Write out all of the entries exactly as given.
——
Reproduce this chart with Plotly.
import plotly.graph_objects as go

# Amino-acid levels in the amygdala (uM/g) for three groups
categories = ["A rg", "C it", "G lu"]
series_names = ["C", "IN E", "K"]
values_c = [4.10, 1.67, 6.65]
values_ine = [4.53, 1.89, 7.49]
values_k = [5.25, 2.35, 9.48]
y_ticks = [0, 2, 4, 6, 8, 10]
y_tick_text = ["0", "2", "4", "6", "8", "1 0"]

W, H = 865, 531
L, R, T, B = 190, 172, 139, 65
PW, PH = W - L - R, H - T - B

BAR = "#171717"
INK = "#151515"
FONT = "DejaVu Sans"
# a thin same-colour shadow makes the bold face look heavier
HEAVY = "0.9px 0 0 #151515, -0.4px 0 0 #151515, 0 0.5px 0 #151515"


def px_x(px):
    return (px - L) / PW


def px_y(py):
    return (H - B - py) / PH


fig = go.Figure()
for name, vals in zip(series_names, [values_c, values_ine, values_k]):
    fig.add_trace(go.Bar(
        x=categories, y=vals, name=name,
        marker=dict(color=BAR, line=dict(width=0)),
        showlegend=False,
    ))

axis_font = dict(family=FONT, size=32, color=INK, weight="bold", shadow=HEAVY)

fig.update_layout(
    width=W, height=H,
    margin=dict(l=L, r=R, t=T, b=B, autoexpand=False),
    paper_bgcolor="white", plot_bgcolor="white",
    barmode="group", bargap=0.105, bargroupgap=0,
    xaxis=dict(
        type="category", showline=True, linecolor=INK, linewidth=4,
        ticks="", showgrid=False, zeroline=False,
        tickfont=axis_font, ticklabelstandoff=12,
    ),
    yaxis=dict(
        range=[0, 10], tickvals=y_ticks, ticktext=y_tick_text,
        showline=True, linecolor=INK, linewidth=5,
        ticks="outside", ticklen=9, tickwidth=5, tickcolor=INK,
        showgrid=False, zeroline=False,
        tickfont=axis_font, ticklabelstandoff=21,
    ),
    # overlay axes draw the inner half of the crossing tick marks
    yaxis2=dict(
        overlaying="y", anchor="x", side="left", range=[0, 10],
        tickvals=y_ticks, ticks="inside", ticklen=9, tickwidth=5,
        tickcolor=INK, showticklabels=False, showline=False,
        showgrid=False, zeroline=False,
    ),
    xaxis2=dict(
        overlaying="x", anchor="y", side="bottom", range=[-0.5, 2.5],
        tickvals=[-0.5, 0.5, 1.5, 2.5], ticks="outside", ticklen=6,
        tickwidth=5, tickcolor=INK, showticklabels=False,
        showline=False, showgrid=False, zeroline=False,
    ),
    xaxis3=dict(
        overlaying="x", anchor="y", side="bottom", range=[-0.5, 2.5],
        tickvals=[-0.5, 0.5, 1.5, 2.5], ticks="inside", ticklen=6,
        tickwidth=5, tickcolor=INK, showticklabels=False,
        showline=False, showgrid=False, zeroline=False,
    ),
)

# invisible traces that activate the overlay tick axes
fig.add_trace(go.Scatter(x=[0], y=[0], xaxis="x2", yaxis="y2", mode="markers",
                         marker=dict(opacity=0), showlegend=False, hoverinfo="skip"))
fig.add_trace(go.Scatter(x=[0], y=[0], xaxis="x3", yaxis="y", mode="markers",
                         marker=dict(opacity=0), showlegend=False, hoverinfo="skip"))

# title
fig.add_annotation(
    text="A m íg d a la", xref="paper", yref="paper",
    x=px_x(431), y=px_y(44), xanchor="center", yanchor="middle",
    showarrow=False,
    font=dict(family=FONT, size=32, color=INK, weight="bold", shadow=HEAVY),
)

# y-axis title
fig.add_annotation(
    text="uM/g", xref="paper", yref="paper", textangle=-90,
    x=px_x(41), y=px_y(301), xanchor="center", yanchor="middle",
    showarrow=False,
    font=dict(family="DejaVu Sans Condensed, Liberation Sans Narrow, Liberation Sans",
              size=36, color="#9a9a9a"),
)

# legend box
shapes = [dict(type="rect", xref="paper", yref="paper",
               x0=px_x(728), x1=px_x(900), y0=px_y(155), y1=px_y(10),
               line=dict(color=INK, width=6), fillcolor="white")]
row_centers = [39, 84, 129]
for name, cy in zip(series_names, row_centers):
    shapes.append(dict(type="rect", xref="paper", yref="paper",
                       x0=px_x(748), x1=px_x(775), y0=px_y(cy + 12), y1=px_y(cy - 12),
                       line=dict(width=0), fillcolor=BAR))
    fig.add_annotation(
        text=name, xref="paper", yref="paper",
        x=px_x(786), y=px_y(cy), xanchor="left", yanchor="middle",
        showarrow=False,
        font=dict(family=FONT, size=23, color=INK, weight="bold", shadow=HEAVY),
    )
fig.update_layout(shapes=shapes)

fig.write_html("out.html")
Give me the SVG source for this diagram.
——
» RESPONSE TO THIS EXERCISE
Reproduce this chart with Plotly.
import plotly.graph_objects as go

# Amino-acid levels in the amygdala (uM/g) for three groups
categories = ["A rg", "C it", "G lu"]
series_names = ["C", "IN E", "K"]
values_c = [4.10, 1.67, 6.65]
values_ine = [4.53, 1.89, 7.49]
values_k = [5.25, 2.35, 9.48]
y_ticks = [0, 2, 4, 6, 8, 10]
y_tick_text = ["0", "2", "4", "6", "8", "1 0"]

W, H = 865, 531
L, R, T, B = 190, 172, 139, 65
PW, PH = W - L - R, H - T - B

BAR = "#171717"
INK = "#151515"
FONT = "DejaVu Sans"
# a thin same-colour shadow makes the bold face look heavier
HEAVY = "0.9px 0 0 #151515, -0.4px 0 0 #151515, 0 0.5px 0 #151515"


def px_x(px):
    return (px - L) / PW


def px_y(py):
    return (H - B - py) / PH


fig = go.Figure()
for name, vals in zip(series_names, [values_c, values_ine, values_k]):
    fig.add_trace(go.Bar(
        x=categories, y=vals, name=name,
        marker=dict(color=BAR, line=dict(width=0)),
        showlegend=False,
    ))

axis_font = dict(family=FONT, size=32, color=INK, weight="bold", shadow=HEAVY)

fig.update_layout(
    width=W, height=H,
    margin=dict(l=L, r=R, t=T, b=B, autoexpand=False),
    paper_bgcolor="white", plot_bgcolor="white",
    barmode="group", bargap=0.105, bargroupgap=0,
    xaxis=dict(
        type="category", showline=True, linecolor=INK, linewidth=4,
        ticks="", showgrid=False, zeroline=False,
        tickfont=axis_font, ticklabelstandoff=12,
    ),
    yaxis=dict(
        range=[0, 10], tickvals=y_ticks, ticktext=y_tick_text,
        showline=True, linecolor=INK, linewidth=5,
        ticks="outside", ticklen=9, tickwidth=5, tickcolor=INK,
        showgrid=False, zeroline=False,
        tickfont=axis_font, ticklabelstandoff=21,
    ),
    # overlay axes draw the inner half of the crossing tick marks
    yaxis2=dict(
        overlaying="y", anchor="x", side="left", range=[0, 10],
        tickvals=y_ticks, ticks="inside", ticklen=9, tickwidth=5,
        tickcolor=INK, showticklabels=False, showline=False,
        showgrid=False, zeroline=False,
    ),
    xaxis2=dict(
        overlaying="x", anchor="y", side="bottom", range=[-0.5, 2.5],
        tickvals=[-0.5, 0.5, 1.5, 2.5], ticks="outside", ticklen=6,
        tickwidth=5, tickcolor=INK, showticklabels=False,
        showline=False, showgrid=False, zeroline=False,
    ),
    xaxis3=dict(
        overlaying="x", anchor="y", side="bottom", range=[-0.5, 2.5],
        tickvals=[-0.5, 0.5, 1.5, 2.5], ticks="inside", ticklen=6,
        tickwidth=5, tickcolor=INK, showticklabels=False,
        showline=False, showgrid=False, zeroline=False,
    ),
)

# invisible traces that activate the overlay tick axes
fig.add_trace(go.Scatter(x=[0], y=[0], xaxis="x2", yaxis="y2", mode="markers",
                         marker=dict(opacity=0), showlegend=False, hoverinfo="skip"))
fig.add_trace(go.Scatter(x=[0], y=[0], xaxis="x3", yaxis="y", mode="markers",
                         marker=dict(opacity=0), showlegend=False, hoverinfo="skip"))

# title
fig.add_annotation(
    text="A m íg d a la", xref="paper", yref="paper",
    x=px_x(431), y=px_y(44), xanchor="center", yanchor="middle",
    showarrow=False,
    font=dict(family=FONT, size=32, color=INK, weight="bold", shadow=HEAVY),
)

# y-axis title
fig.add_annotation(
    text="uM/g", xref="paper", yref="paper", textangle=-90,
    x=px_x(41), y=px_y(301), xanchor="center", yanchor="middle",
    showarrow=False,
    font=dict(family="DejaVu Sans Condensed, Liberation Sans Narrow, Liberation Sans",
              size=36, color="#9a9a9a"),
)

# legend box
shapes = [dict(type="rect", xref="paper", yref="paper",
               x0=px_x(728), x1=px_x(900), y0=px_y(155), y1=px_y(10),
               line=dict(color=INK, width=6), fillcolor="white")]
row_centers = [39, 84, 129]
for name, cy in zip(series_names, row_centers):
    shapes.append(dict(type="rect", xref="paper", yref="paper",
                       x0=px_x(748), x1=px_x(775), y0=px_y(cy + 12), y1=px_y(cy - 12),
                       line=dict(width=0), fillcolor=BAR))
    fig.add_annotation(
        text=name, xref="paper", yref="paper",
        x=px_x(786), y=px_y(cy), xanchor="left", yanchor="middle",
        showarrow=False,
        font=dict(family=FONT, size=23, color=INK, weight="bold", shadow=HEAVY),
    )
fig.update_layout(shapes=shapes)

fig.write_html("out.html")
Give me the SVG source for this diagram.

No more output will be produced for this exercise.